The Matanza is a very important ritual on the Spanish countryside. It follows its own schedule, distribution of tasks and even its corresponding meals. First of all you should pick a weekend when you’re sure it’s cool enough to leave to pig carcass hanging out for a day or two. On the first day at the break of dawn the pig, that has been fed generously during the last few months, is taken out of its corral and led to a not too kind death by the men. The blood is collected to be used later that day for the blood pudding. The men wash the pig, burn the hair, scrape the skin and hang the animal on the wall inside a big barn or garage. In the meantime a big log fire has been lighted to heat water in huge black kettles (Have you ever wondered why Spanish garages have a fireplace –seems odd, doesn’t it?- well this is why.) By that time it is time for “breakfast”: the first bits of fresh meat are grilled on the open fire and washed away with a glass of Brandy or Anís.

The ladies start emptying the intestines and thoroughly scrub, clean and wash them with a mixture of sour oranges, pomegranate, salt and flour. They are rinsed numerous times in a nearby acequia or water canal. Not the most pleasant job- you’re getting cold and wet too if you’re unlucky!

First of all the dough for the blood pudding is prepared: every family has its own recipes, with lots of onions (that have been peeled and cooked the day before), rice, and a mixture of spices such as cinnamon, cloves, aniseed, salt and pepper etc. Sometime almonds are added. The intestines are stuffed with the dough and cooked for about 20 minutes. After that they are immediately edible, but will be hanged to dry on the attic of the cortijo.

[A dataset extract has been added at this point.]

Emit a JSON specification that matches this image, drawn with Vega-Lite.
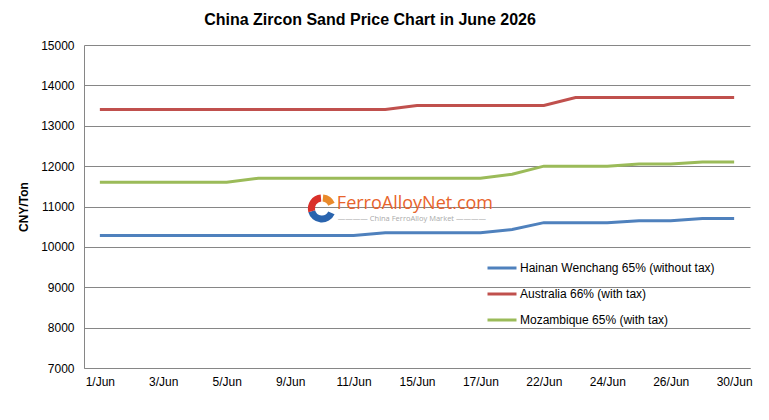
{
  "$schema": "https://vega.github.io/schema/vega-lite/v6.json",
  "width": 666,
  "height": 323,
  "autosize": "none",
  "padding": {"left": 84, "top": 45, "right": 19, "bottom": 52},
  "background": "white",
  "title": {
    "text": "China Zircon Sand Price Chart in June 2026",
    "font": "Liberation Sans",
    "fontSize": 16,
    "fontWeight": "bold",
    "color": "#000000",
    "anchor": "middle",
    "frame": "group",
    "dx": -47,
    "dy": 22,
    "baseline": "bottom",
    "offset": 17
  },
  "config": {
    "view": {"stroke": null},
    "font": "Liberation Sans",
    "axis": {
      "labelFont": "Liberation Sans",
      "labelFontSize": 12,
      "labelColor": "#000000",
      "domainColor": "#868686",
      "gridColor": "#868686",
      "gridWidth": 1,
      "ticks": false
    }
  },
  "resolve": {"scale": {"color": "independent"}, "legend": {"color": "independent"}},
  "datasets": {
    "prices": [
      {"date": "1/Jun", "series": "Hainan Wenchang 65% (without tax)", "price": 10280},
      {"date": "2/Jun", "series": "Hainan Wenchang 65% (without tax)", "price": 10280},
      {"date": "3/Jun", "series": "Hainan Wenchang 65% (without tax)", "price": 10280},
      {"date": "4/Jun", "series": "Hainan Wenchang 65% (without tax)", "price": 10280},
      {"date": "5/Jun", "series": "Hainan Wenchang 65% (without tax)", "price": 10280},
      {"date": "8/Jun", "series": "Hainan Wenchang 65% (without tax)", "price": 10280},
      {"date": "9/Jun", "series": "Hainan Wenchang 65% (without tax)", "price": 10280},
      {"date": "10/Jun", "series": "Hainan Wenchang 65% (without tax)", "price": 10280},
      {"date": "11/Jun", "series": "Hainan Wenchang 65% (without tax)", "price": 10280},
      {"date": "12/Jun", "series": "Hainan Wenchang 65% (without tax)", "price": 10350},
      {"date": "15/Jun", "series": "Hainan Wenchang 65% (without tax)", "price": 10350},
      {"date": "16/Jun", "series": "Hainan Wenchang 65% (without tax)", "price": 10350},
      {"date": "17/Jun", "series": "Hainan Wenchang 65% (without tax)", "price": 10350},
      {"date": "18/Jun", "series": "Hainan Wenchang 65% (without tax)", "price": 10430},
      {"date": "22/Jun", "series": "Hainan Wenchang 65% (without tax)", "price": 10600},
      {"date": "23/Jun", "series": "Hainan Wenchang 65% (without tax)", "price": 10600},
      {"date": "24/Jun", "series": "Hainan Wenchang 65% (without tax)", "price": 10600},
      {"date": "25/Jun", "series": "Hainan Wenchang 65% (without tax)", "price": 10650},
      {"date": "26/Jun", "series": "Hainan Wenchang 65% (without tax)", "price": 10650},
      {"date": "29/Jun", "series": "Hainan Wenchang 65% (without tax)", "price": 10700},
      {"date": "30/Jun", "series": "Hainan Wenchang 65% (without tax)", "price": 10700},
      {"date": "1/Jun", "series": "Australia 66% (with tax)", "price": 13400},
      {"date": "2/Jun", "series": "Australia 66% (with tax)", "price": 13400},
      {"date": "3/Jun", "series": "Australia 66% (with tax)", "price": 13400},
      {"date": "4/Jun", "series": "Australia 66% (with tax)", "price": 13400},
      {"date": "5/Jun", "series": "Australia 66% (with tax)", "price": 13400},
      {"date": "8/Jun", "series": "Australia 66% (with tax)", "price": 13400},
      {"date": "9/Jun", "series": "Australia 66% (with tax)", "price": 13400},
      {"date": "10/Jun", "series": "Australia 66% (with tax)", "price": 13400},
      {"date": "11/Jun", "series": "Australia 66% (with tax)", "price": 13400},
      {"date": "12/Jun", "series": "Australia 66% (with tax)", "price": 13400},
      {"date": "15/Jun", "series": "Australia 66% (with tax)", "price": 13500},
      {"date": "16/Jun", "series": "Australia 66% (with tax)", "price": 13500},
      {"date": "17/Jun", "series": "Australia 66% (with tax)", "price": 13500},
      {"date": "18/Jun", "series": "Australia 66% (with tax)", "price": 13500},
      {"date": "22/Jun", "series": "Australia 66% (with tax)", "price": 13500},
      {"date": "23/Jun", "series": "Australia 66% (with tax)", "price": 13700},
      {"date": "24/Jun", "series": "Australia 66% (with tax)", "price": 13700},
      {"date": "25/Jun", "series": "Australia 66% (with tax)", "price": 13700},
      {"date": "26/Jun", "series": "Australia 66% (with tax)", "price": 13700},
      {"date": "29/Jun", "series": "Australia 66% (with tax)", "price": 13700},
      {"date": "30/Jun", "series": "Australia 66% (with tax)", "price": 13700},
      {"date": "1/Jun", "series": "Mozambique 65% (with tax)", "price": 11600},
      {"date": "2/Jun", "series": "Mozambique 65% (with tax)", "price": 11600},
      {"date": "3/Jun", "series": "Mozambique 65% (with tax)", "price": 11600},
      {"date": "4/Jun", "series": "Mozambique 65% (with tax)", "price": 11600},
      {"date": "5/Jun", "series": "Mozambique 65% (with tax)", "price": 11600},
      {"date": "8/Jun", "series": "Mozambique 65% (with tax)", "price": 11700},
      {"date": "9/Jun", "series": "Mozambique 65% (with tax)", "price": 11700},
      {"date": "10/Jun", "series": "Mozambique 65% (with tax)", "price": 11700},
      {"date": "11/Jun", "series": "Mozambique 65% (with tax)", "price": 11700},
      {"date": "12/Jun", "series": "Mozambique 65% (with tax)", "price": 11700},
      {"date": "15/Jun", "series": "Mozambique 65% (with tax)", "price": 11700},
      {"date": "16/Jun", "series": "Mozambique 65% (with tax)", "price": 11700},
      {"date": "17/Jun", "series": "Mozambique 65% (with tax)", "price": 11700},
      {"date": "18/Jun", "series": "Mozambique 65% (with tax)", "price": 11800},
      {"date": "22/Jun", "series": "Mozambique 65% (with tax)", "price": 12000},
      {"date": "23/Jun", "series": "Mozambique 65% (with tax)", "price": 12000},
      {"date": "24/Jun", "series": "Mozambique 65% (with tax)", "price": 12000},
      {"date": "25/Jun", "series": "Mozambique 65% (with tax)", "price": 12050},
      {"date": "26/Jun", "series": "Mozambique 65% (with tax)", "price": 12050},
      {"date": "29/Jun", "series": "Mozambique 65% (with tax)", "price": 12100},
      {"date": "30/Jun", "series": "Mozambique 65% (with tax)", "price": 12100}
    ],
    "logo": [
      {"part": "orange", "start": 0.1, "end": 1.15},
      {"part": "blue", "start": 2.0, "end": 4.45},
      {"part": "red", "start": 4.45, "end": 6.2}
    ]
  },
  "layer": [
    {
      "data": {"name": "prices"},
      "mark": {"type": "line", "strokeWidth": 3, "interpolate": "linear"},
      "encoding": {
        "x": {
          "field": "date",
          "type": "ordinal",
          "sort": ["1/Jun","2/Jun","3/Jun","4/Jun","5/Jun","8/Jun","9/Jun","10/Jun","11/Jun","12/Jun","15/Jun","16/Jun","17/Jun","18/Jun","22/Jun","23/Jun","24/Jun","25/Jun","26/Jun","29/Jun","30/Jun"],
          "scale": {"type": "point", "padding": 0.5},
          "axis": {
            "title": null,
            "values": ["1/Jun","3/Jun","5/Jun","9/Jun","11/Jun","15/Jun","17/Jun","22/Jun","24/Jun","26/Jun","30/Jun"],
            "labelAngle": 0,
            "labelPadding": 8,
            "grid": false,
            "domainColor": "#868686"
          }
        },
        "y": {
          "field": "price",
          "type": "quantitative",
          "scale": {"domain": [7000, 15000], "nice": false, "zero": false},
          "axis": {
            "title": "CNY/Ton",
            "titleFont": "Liberation Sans",
            "titleFontSize": 12,
            "titleFontWeight": "bold",
            "titleColor": "#000000",
            "titlePadding": 10,
            "values": [7000, 8000, 9000, 10000, 11000, 12000, 13000, 14000, 15000],
            "format": "d",
            "labelPadding": 10,
            "grid": true
          }
        },
        "color": {
          "field": "series",
          "type": "nominal",
          "scale": {
            "domain": ["Hainan Wenchang 65% (without tax)", "Australia 66% (with tax)", "Mozambique 65% (with tax)"],
            "range": ["#4F81BD", "#C0504D", "#9BBB59"]
          },
          "legend": {
            "title": null,
            "orient": "none",
            "legendX": 402,
            "legendY": 207,
            "symbolType": "stroke",
            "symbolSize": 841,
            "symbolStrokeWidth": 3,
            "labelFont": "Liberation Sans",
            "labelFontSize": 12,
            "labelColor": "#000000",
            "labelOffset": 2,
            "rowPadding": 4,
            "labelLimit": 400
          }
        }
      }
    },
    {
      "data": {"values": [{"label": "FerroAlloyNet.com"}]},
      "mark": {"type": "text", "font": "Open Sans", "fontSize": 18, "color": "#E8642C", "align": "left", "baseline": "middle", "dx": 15, "dy": -3},
      "encoding": {
        "x": {"datum": "10/Jun"},
        "y": {"datum": 11000},
        "text": {"field": "label"}
      }
    },
    {
      "data": {"values": [{"label": "———— China FerroAlloy Market ————"}]},
      "mark": {"type": "text", "font": "Open Sans", "fontSize": 7.5, "color": "#AAAAAA", "align": "left", "baseline": "middle", "dx": 16, "dy": 12},
      "encoding": {
        "x": {"datum": "10/Jun"},
        "y": {"datum": 11000},
        "text": {"field": "label"}
      }
    },
    {
      "data": {"name": "logo"},
      "mark": {"type": "arc", "radius": 14, "radius2": 7},
      "encoding": {
        "x": {"datum": "10/Jun"},
        "y": {"datum": 10950},
        "theta": {"field": "start", "type": "quantitative", "scale": null},
        "theta2": {"field": "end"},
        "color": {"field": "part", "type": "nominal", "scale": {"domain": ["orange", "blue", "red"], "range": ["#E98A2B", "#2A64AE", "#D9302A"]}, "legend": null}
      }
    }
  ]
}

Lunch time!! The first day migas are served. They’re prepared on the open fire in a huge pan and eaten out of the pan with a spoon. All eaters sit in circle round the pan that is put on the floor and spoon out the baked breadcrumbs. Migas are generally accompanied by fried peppers, tomatoes, a strange soup called “mojón”, oranges and grapes. And of course little bits of meat, usually the lungs, liver and bacon of the pig. A wine bottle goes round and everyone takes a splash of wine out of the “porrón”.

The afternoon is dedicated to cook the “scrap” parts of the pig: the head, bones, feet, tail etc. All this meat, once cooked, is minced and transformed into sausages called “Butifarra” and “Blanquillo”.

The day is closed with an evening meal that consists in chickpea stew with again lots of meat. People that still have enough energy spend the night playing cards and drinking wine.

The next day, early again, all the good meat of the pig will find its destination. The hams, and sometimes the front legs are cut off and preserved in salt for approx. 2 weeks, and after that will be hanged to dry for at least 1 year. The rest of the meat is minced to make “salchichón” sausage and “chorizo”. Each type of sausage is seasoned with its own mixture of spices and ground red peppers for the chorizo.

Salchichón and chorizo are simply hung to dry on the ceiling of the cortijos, without previous cooking. Chorizo can be used fresh, grilled or baked, or dry. Salchichón is edible after having dried for some 6 weeks. Drying ham and sausages requires dry, pure and fresh air. Therefore the best hams and preserved meat will be found in the mountain villages in Middle and South Spain.